The four things travel taught me: Peter Holmes a Court, businessman

Having held high-level executive roles in corporate, social and cultural organisations around the world, Australian Peter Holmes a Court now lives with his photographer wife Alissa Everett in Kenya. He travels and writes on mainly humanitarian and climate issues. His new memoir, Riding With Giants (Viking, $34.99), is out now. See penguin.com.au

CYCLE

It's a lesson I came to learn late, but cycling for transport, not just for fun, has changed my relationship to places and spaces. In New York, it is the sturdy but reliable Citibikes, on which the app tells me I have ridden the distance from Sydney to Melbourne. In London, a similar system is only £2 for 24 hours of bipedal joy.

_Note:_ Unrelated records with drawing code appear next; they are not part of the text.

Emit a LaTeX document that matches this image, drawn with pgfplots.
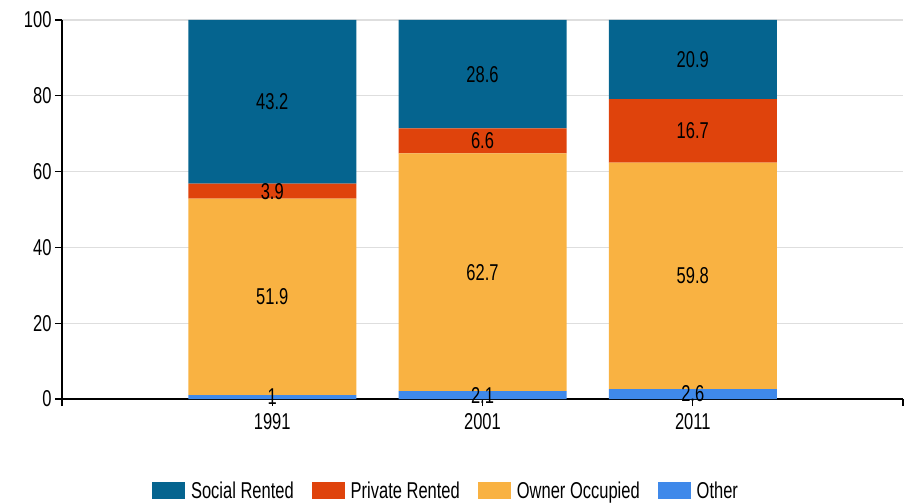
\documentclass[border=0pt]{standalone}
\usepackage{fontspec}
\setmainfont[FakeStretch=0.72]{Liberation Sans}
\usepackage{pgfplots}
\pgfplotsset{compat=1.18}

\definecolor{social}{HTML}{05648F}
\definecolor{private}{HTML}{DF430C}
\definecolor{owner}{HTML}{F9B242}
\definecolor{other}{HTML}{3F89EA}

\begin{document}
\begin{tikzpicture}
\begin{axis}[
    scale only axis,
    width=841bp, height=379bp,
    ybar stacked, bar width=168bp,
    xmin=-1, xmax=3, ymin=0, ymax=100,
    xtick={-1,0,1,2,3}, xticklabels={,1991,2001,2011,},
    ytick={0,20,...,100},
    axis x line*=bottom, axis y line*=left,
    axis line style={line width=1.2bp},
    tick align=outside, major tick length=7bp,
    tick style={black, line width=1.2bp},
    ymajorgrids,
    major grid style={draw=black!13, line width=1.2bp},
    /pgf/number format/assume math mode=true,
    tick label style={font=\fontsize{23}{23}\selectfont},
    xticklabel style={yshift=-4bp},
    % in compat 1.18 the labels of stacked bars already sit mid-segment
    nodes near coords,
    every node near coord/.append style={
        font=\fontsize{23}{23}\selectfont, anchor=center, text=black},
    legend style={at={(0.4566,-0.2427)}, anchor=center, draw=none,
        font=\fontsize{23}{23}\selectfont, legend columns=4,
        /tikz/every even column/.append style={column sep=16bp}},
    legend image code/.code={\fill[#1] (0bp,-8.5bp) rectangle (33bp,8.5bp);
        \path (37bp,0bp);},
    reverse legend,
]
\addplot[fill=other, draw=none] coordinates {(0,1) (1,2.1) (2,2.6)};
\addlegendentry{Other}
\addplot[fill=owner, draw=none] coordinates {(0,51.9) (1,62.7) (2,59.8)};
\addlegendentry{Owner Occupied}
\addplot[fill=private, draw=none] coordinates {(0,3.9) (1,6.6) (2,16.7)};
\addlegendentry{Private Rented}
\addplot[fill=social, draw=none] coordinates {(0,43.2) (1,28.6) (2,20.9)};
\addlegendentry{Social Rented}
\end{axis}
\pgfresetboundingbox
\path[use as bounding box] ([shift={(-62bp,-105bp)}]current axis.south west)
    rectangle ([shift={(5bp,20bp)}]current axis.north east);
\end{tikzpicture}
\end{document}
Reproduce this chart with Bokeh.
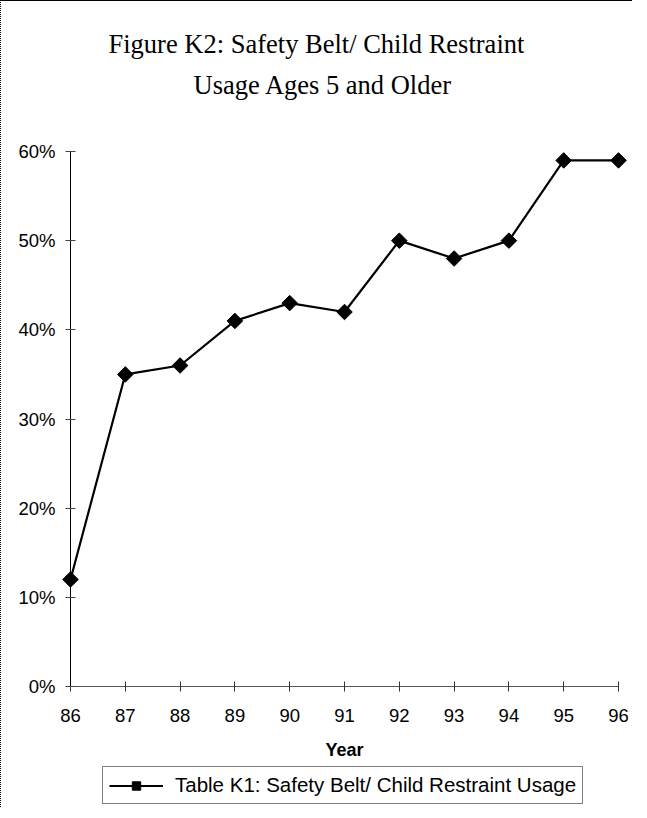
import math
from bokeh.plotting import figure
from bokeh.models import (FixedTicker, NumeralTickFormatter, Legend, LegendItem,
                          CustomJSTickFormatter, Title)
from bokeh.embed import file_html
from bokeh.resources import INLINE

years = [86, 87, 88, 89, 90, 91, 92, 93, 94, 95, 96]
usage = [0.12, 0.35, 0.36, 0.41, 0.43, 0.42, 0.50, 0.48, 0.50, 0.59, 0.59]
y_ticks = [0, 0.1, 0.2, 0.3, 0.4, 0.5, 0.6]
title_lines = ["Usage Ages 5 and Older", "Figure K2: Safety Belt/ Child Restraint"]
x_title = "Year"
series_name = "Table K1: Safety Belt/ Child Restraint Usage"

SANS = "Liberation Sans"
SERIF = "Liberation Serif"

# layout: 54.8 px per year, 891.7 px per unit of share
PX_X = 54.8
PX_Y = 891.7
x_lo, x_hi = years[0] - 57 / PX_X, years[-1] + 10 / PX_X
y_lo, y_hi = y_ticks[0] - 119 / PX_Y, y_ticks[-1] + 49 / PX_Y

p = figure(frame_width=615, frame_height=703, output_backend="svg",
           toolbar_location=None, x_range=(x_lo, x_hi), y_range=(y_lo, y_hi),
           min_border_left=12, min_border_right=4, min_border_top=101,
           min_border_bottom=2)
p.styles = {"border-top": "1px solid black", "border-left": "1px dotted black"}
p.outline_line_color = None
p.xgrid.visible = False
p.ygrid.visible = False
p.background_fill_color = "white"
p.border_fill_color = "white"

offsets = [180, 95]
standoffs = [6, 12]
for t, off, so in zip(title_lines, offsets, standoffs):
    tt = Title(text=t, align="left", text_font=SERIF, text_font_size="26.5px",
               text_font_style="normal", text_color="black", offset=off,
               standoff=so)
    p.add_layout(tt, "above")

r = p.line(years, usage, line_color="black", line_width=2.2)
m = p.scatter(years, usage, marker="square", size=11, angle=math.pi / 4,
              fill_color="black", line_color="black")

p.xaxis.ticker = FixedTicker(ticks=years)
p.xaxis.formatter = CustomJSTickFormatter(code="return tick.toFixed(0);")
p.xaxis.bounds = (years[0], years[-1])
p.xaxis.fixed_location = y_ticks[0]
p.yaxis.ticker = FixedTicker(ticks=y_ticks)
p.yaxis.formatter = NumeralTickFormatter(format="0%")
p.yaxis.bounds = (y_ticks[0], y_ticks[-1])
p.yaxis.fixed_location = years[0]
for ax in (p.xaxis[0], p.yaxis[0]):
    ax.major_tick_in = 5
    ax.major_tick_out = 5
    ax.minor_tick_in = 0
    ax.minor_tick_out = 0
    ax.major_label_text_font = SANS
    ax.major_label_text_font_size = "18.5px"
    ax.major_label_text_color = "black"
    ax.axis_line_width = 1
p.yaxis.axis_line_color = "black"
p.yaxis.major_tick_line_color = "#444444"
p.xaxis.axis_line_color = "#555555"
p.xaxis.major_tick_line_color = "#333333"
p.xaxis.major_label_standoff = 17
p.yaxis.major_label_standoff = 10
p.xaxis.axis_label = x_title
p.xaxis.axis_label_text_font = SANS
p.xaxis.axis_label_text_font_size = "18px"
p.xaxis.axis_label_text_font_style = "bold"
p.xaxis.axis_label_text_color = "black"
p.xaxis.axis_label_standoff = 15

legend = Legend(items=[LegendItem(label=series_name, renderers=[r, m])],
                location=(89, 1), orientation="horizontal",
                label_text_font=SANS, label_text_font_size="20.5px",
                label_text_color="black", border_line_color="black",
                border_line_width=1, glyph_width=54, glyph_height=21,
                label_height=21, padding=6, margin=0, label_standoff=12,
                background_fill_color="white")
p.add_layout(legend, "center")

open("out.html", "w").write(file_html(p, INLINE))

In Europe, you can go not just from city to city, but between entirely different nations of cheese production. The first time I crossed a national border on my bike, some gravelly track between Switzerland and France, I felt the rush of the renegade, like I had snuck in without travel documents. Which brings me to…

PASSPORT

If you are arriving by plane, it is so, so much easier to get into countries if you remember your passport. Oh, and prepare well by checking the current visa requirements. Forgetting my passport got me turned around at the border of two countries, and deported from one I had in fact, using nothing more than a fake accent, snuck into. That event still comes up any time I enter the US or Canada, almost 30 years later. I also learned the hard way that if you are critical of a country's internal policies and your thoughts end up on Twitter, that country might stop you at the border, stick you in a dark room for a while, and then send you packing. So be prepared, and keep your thoughts private before you travel.

SPONTANEITY

Contrary to my last lesson, I've learned to not over-plan. Planning is an organised act that occurs in the context of where you are coming from, using information you selectively choose. Travel is the opportunity to let the world reveal itself to you and the unexpected will only unfold if you don't define it in advance. Recently, in a restaurant in Paris, people at the next table opened a calendar on a phone and checked off the restaurant, announcing that it was the last on a list of 12 they made at home. One no longer had the chef upon whose reputation they had chosen it; others were overpriced and devoid of locals. Find experiences when you get there. Leave any pre-departure FOMO behind.

WANDER

Someone once said that all those who wander are not lost. In my experience, some are. And that is OK. As a young man I stepped out of a building at the very southern end of Manhattan during a summer downpour with a mate. We discovered that the rain had washed away all the yellow taxis. So we started to walk. Half-a-day later we were near the northern tip of the island. We had got lost a few times, turned back on ourselves— even though Manhattan is mostly a simple grid. But it remains the best tour of the island I have ever taken. Each neighbourhood revealed itself at a human pace, features apparent that would be lost if we had flashed by in a car.